The University of South Alabama (USA), located along the Gulf Coast in Mobile, Alabama, has an enrollment of more than 16,000 undergraduate and graduate students in nine colleges and schools, eight of which use Class Climate® for their student evaluations of teaching. Class Climate is managed through the Office of Institutional Effectiveness (OIE).

The Challenge

Before implementing Class Climate in Fall 2011, each college and school in the university had its own survey instrument. Evaluations were administered using different systems: some used paper Scantron forms while others collected survey data via eCollege, their Learning Management System (LMS), or other survey software.

The result was a disjointed process that did not provide an opportunity for faculty, chairs, and deans to examine the results of student evaluation of teaching longitudinally. The individual efforts did not support making comparisons across colleges and schools or modalities of instruction.

The university did not have a central repository for the results of student evaluations of teaching to allow easy access for annual evaluations, tenure, and promotion. In addition, many of the courses offered at USA are team-taught, which presented tremendous challenges for administration and reporting purposes.

Enter Scantron Class Climate, a hosted or local-install centralized course evaluation solution.

The Solution

Starting in Fall 2011, four colleges implemented Class Climate for student evaluations of teaching, and the remaining five colleges began using Class Climate the following spring semester.

In addition, the university uses Class Climate to conduct a series of other evaluations, including administrative, student, alumni, employer, and other accreditation-related surveys as well as to conduct student elections.

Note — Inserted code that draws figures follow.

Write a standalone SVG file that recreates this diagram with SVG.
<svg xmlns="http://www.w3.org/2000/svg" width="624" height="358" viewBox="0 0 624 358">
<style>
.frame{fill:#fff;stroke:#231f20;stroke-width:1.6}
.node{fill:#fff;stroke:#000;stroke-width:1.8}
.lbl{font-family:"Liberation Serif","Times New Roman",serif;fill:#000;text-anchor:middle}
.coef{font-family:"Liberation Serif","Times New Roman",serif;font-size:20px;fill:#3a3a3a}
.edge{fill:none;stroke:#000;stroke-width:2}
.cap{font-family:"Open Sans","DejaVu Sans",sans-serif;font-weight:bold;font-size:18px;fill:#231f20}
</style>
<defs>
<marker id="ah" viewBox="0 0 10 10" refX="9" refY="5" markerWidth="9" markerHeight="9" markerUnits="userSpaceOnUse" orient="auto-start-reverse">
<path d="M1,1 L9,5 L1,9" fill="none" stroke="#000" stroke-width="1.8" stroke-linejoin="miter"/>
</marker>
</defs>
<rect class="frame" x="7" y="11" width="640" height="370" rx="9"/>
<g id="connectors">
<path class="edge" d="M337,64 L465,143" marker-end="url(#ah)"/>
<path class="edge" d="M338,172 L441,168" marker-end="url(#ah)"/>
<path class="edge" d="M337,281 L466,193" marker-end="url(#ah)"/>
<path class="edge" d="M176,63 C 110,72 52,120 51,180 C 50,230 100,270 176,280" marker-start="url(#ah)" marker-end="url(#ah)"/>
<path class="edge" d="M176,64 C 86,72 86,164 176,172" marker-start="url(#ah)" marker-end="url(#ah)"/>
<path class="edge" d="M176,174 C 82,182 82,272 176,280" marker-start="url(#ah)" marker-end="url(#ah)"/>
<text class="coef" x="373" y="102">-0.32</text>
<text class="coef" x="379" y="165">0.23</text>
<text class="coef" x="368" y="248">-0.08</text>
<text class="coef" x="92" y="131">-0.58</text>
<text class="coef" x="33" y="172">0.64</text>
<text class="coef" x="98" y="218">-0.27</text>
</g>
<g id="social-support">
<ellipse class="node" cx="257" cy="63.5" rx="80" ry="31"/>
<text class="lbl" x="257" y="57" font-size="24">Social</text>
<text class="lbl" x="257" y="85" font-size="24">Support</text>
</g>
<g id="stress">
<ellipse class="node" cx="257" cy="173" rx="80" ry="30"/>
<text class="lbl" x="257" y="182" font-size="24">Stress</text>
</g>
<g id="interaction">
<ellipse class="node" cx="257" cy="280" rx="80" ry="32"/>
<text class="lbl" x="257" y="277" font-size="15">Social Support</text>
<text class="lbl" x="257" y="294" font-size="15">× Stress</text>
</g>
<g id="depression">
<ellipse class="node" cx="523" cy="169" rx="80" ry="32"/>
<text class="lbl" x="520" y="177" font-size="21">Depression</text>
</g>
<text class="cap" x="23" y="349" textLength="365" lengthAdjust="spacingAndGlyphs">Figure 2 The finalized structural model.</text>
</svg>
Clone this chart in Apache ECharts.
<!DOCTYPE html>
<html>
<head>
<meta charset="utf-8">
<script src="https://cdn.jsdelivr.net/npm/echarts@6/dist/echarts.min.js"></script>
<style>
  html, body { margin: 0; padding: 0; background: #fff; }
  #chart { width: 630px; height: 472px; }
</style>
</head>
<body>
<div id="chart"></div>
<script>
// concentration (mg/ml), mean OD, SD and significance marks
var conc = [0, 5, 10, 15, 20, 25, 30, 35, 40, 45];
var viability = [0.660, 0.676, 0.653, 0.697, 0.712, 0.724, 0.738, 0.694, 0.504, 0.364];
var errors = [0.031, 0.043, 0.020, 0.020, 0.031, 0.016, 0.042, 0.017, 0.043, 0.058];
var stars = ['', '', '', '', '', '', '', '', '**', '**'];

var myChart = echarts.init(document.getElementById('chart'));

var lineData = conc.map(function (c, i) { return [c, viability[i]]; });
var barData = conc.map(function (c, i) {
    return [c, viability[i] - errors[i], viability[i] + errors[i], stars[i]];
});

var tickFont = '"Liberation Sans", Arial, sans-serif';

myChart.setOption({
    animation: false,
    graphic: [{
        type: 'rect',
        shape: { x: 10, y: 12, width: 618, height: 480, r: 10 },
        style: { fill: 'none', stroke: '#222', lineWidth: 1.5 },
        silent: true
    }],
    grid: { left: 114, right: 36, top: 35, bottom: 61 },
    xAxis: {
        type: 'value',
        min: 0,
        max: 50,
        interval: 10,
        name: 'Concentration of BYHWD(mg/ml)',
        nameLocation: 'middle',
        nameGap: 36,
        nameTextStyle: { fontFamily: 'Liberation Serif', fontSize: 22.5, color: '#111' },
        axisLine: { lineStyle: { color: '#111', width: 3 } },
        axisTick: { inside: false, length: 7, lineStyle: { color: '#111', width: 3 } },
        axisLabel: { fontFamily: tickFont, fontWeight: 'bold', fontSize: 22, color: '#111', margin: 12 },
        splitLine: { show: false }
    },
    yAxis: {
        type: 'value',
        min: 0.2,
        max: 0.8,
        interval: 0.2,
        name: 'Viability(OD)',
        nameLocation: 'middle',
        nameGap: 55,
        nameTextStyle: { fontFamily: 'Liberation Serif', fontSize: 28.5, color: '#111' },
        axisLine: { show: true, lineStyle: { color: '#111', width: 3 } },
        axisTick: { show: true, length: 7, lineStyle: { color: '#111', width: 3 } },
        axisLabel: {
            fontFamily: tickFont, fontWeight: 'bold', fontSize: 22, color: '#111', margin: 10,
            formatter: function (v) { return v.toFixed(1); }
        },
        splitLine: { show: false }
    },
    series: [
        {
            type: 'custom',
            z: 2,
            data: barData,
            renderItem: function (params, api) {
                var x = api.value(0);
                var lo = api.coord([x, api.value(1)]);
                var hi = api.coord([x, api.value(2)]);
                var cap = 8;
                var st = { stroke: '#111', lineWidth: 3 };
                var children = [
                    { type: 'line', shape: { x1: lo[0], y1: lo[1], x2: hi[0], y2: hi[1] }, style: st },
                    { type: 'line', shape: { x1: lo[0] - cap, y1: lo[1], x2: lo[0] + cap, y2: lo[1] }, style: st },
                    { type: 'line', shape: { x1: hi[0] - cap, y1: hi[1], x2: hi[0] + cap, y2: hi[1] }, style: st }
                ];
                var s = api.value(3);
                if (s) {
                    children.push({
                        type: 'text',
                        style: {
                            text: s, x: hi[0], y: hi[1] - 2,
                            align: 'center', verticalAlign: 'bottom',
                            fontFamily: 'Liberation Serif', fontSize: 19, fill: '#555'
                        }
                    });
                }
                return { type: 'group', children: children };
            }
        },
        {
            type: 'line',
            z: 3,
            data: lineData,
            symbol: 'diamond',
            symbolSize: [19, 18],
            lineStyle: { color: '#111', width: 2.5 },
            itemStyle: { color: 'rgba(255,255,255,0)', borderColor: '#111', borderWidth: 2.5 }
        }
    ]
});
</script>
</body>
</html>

Departments administrating online surveys were very concerned about response rates. One of the benefits of Class Climate is that it offers a variety of methods for improving response rates. USA uses a variety of the tools offered by Class Climate to improve response rates, such as:

  • Participation tracking reporting
  • Certificates of participation
  • Weekly response rate reports to chairs
  • Automatic notifications to faculty from Class Climate regarding response rate
  • Integration of Class Climate software with Sakai, their LMS, for evaluation and survey announcements as well as direct connections to surveys

“Certificates of participation have been very popular among our faculty,” says Cecelia Martin, Director of Assessment and Institutional Effectiveness. “For example, the College of Nursing requires all students to upload the certificate as part of course requirements, while other faculty offer points for turning in the certificate.”

“Class Climate is flexible and efficient for meeting the survey and reporting needs of the institution. Class Climate’s numerous features promote meaningful data collection by increasing participation rates in all surveys, as evident from our student evaluation of teaching response rates. We are pleased with the system and its ease of use.”

Cecelia Martin, Director of Assessment and Institutional Effectiveness, University of South Alabama

The combined impact of these tools has been significant. In Spring 2012, the response rate was 34.7%. For Fall 2015, the response rate nearly doubled to 68.3%. Four of the eight colleges reported response rates of more than 70% and 12 departments obtained response rates of more than 80%.

As a result, the number of departments using online surveys rose from three in 2011 to 14 in 2016.

“We expect that the response rate will continue to improve,” Martin says, “At the beginning of the 2015–16 academic year, the Provost established an institutional target of 70% for student evaluations of teaching.”

Another benefit of Class Climate is its flexibility of administration. For example, in some programs students are required to have a laptop, so evaluations are administered electronically in class. Class Climate includes module surveys that simplify administration and reporting for team-taught courses, such as courses in the Colleges of Allied Health Professions and Nursing.

Class Climate also offers a variety of reporting options. For example, for candidate evaluations, the university creates sub-reports by respondent type. Chairs find trend-line reports helpful for faculty evaluations as they are able to compare individual instructor evaluations to the department overall.

USA has achieved acceptable response rates for online student evaluations of teaching using the various tools of the Class Climate solution. The OIE continues to promote the use of Class Climate features, such as participation tracking and certificates of completion, as strategies for improving response rates for student evaluations of teaching.

Scantron is proud to help the University of South Alabama transform their course evaluations.